Costa Silva propõe pensar de forma aprofundada a nossa economia, até porque “a riqueza de um país depende da complexidade e diversidade da sua economia e da sua capacidade de produzir produtos de alto valor acrescentado”, frisando que Portugal tem competências funcionais. Mas, o que é que está a falhar? “Porque é que não damos o salto?”
Na sua opinião, temos as competências funcionais, mas não damos o salto porque nos faltam as competências institucionais, a começar pela qualidade da gestão em todo o sistema (incluindo nas micro e PME).
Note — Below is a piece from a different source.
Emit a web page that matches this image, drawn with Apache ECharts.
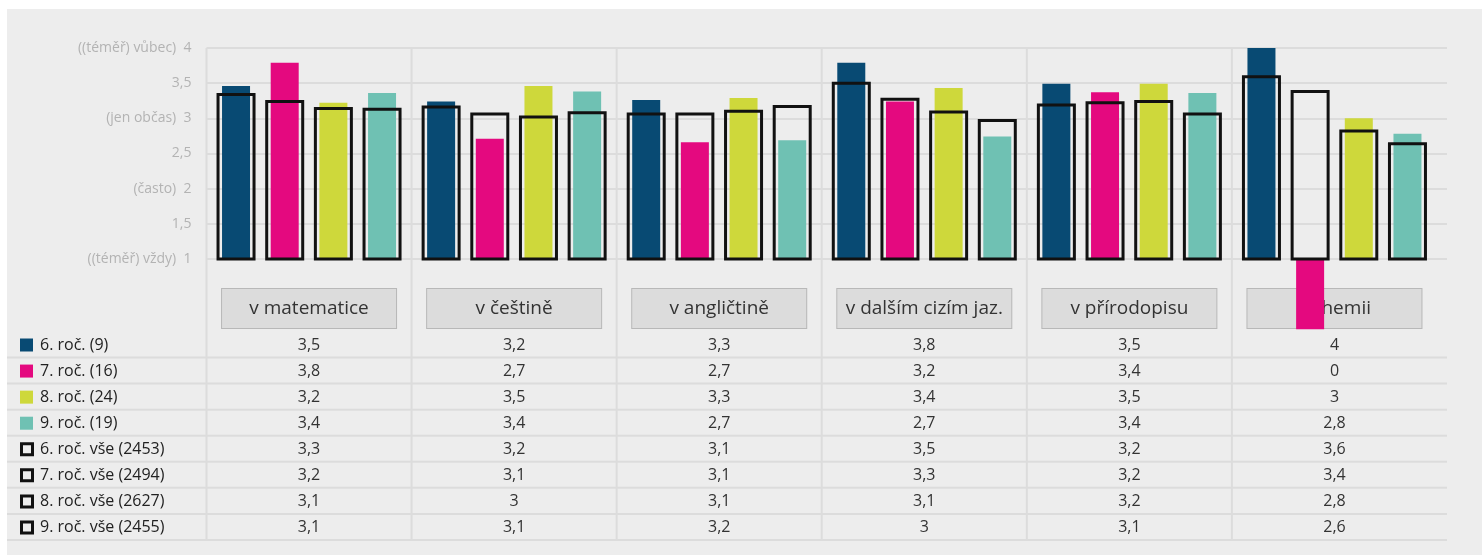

Considera também que damos muito pouca atenção ao marketing, não sabemos vender os nossos produtos nos mercados globais. E dá um exemplo: “somos um país que inventou a Via Verde e esqueceu-se de registar a patente da Via Verde. Não damos atenção nenhuma à internacionalização das cadeias de valor e temos que apostar aí.
Para responder a estes grandes desafios definiu, então, dez eixos estratégicos no Plano de Recuperação. Fez, contudo, questão de salientar que colocou a Cultura com um vetor fundamental destes eixos, pois, no seu entender é a marca distintiva de um país. É preciso entender que a Cultura tem impacto na economia, na criatividade, na inovação, na integração social (…)
Para terminar, e remetendo-se novamente aos eixos estratégicos, afirmou que é necessário apostar na interconectividade do país. Portugal só terá sucesso se estiver inserido nas redes globais (comerciais, energéticas, logísticas), se tiver qualificação, se apostar no SNS, no Estado Social, apostar no emprego, na reindustrialização, no 5G, nas cidades inteligentes (…)”.
Uma das principais ideias deste evento foi destacar que, para executar este projeto estratégico de longo prazo, é preciso unir e mobilizar o país em torno de uma visão que já existe. Ou seja, “Fazer o que nunca foi feito”, citando, precisamente, uma conhecida canção de Pedro Abrunhosa.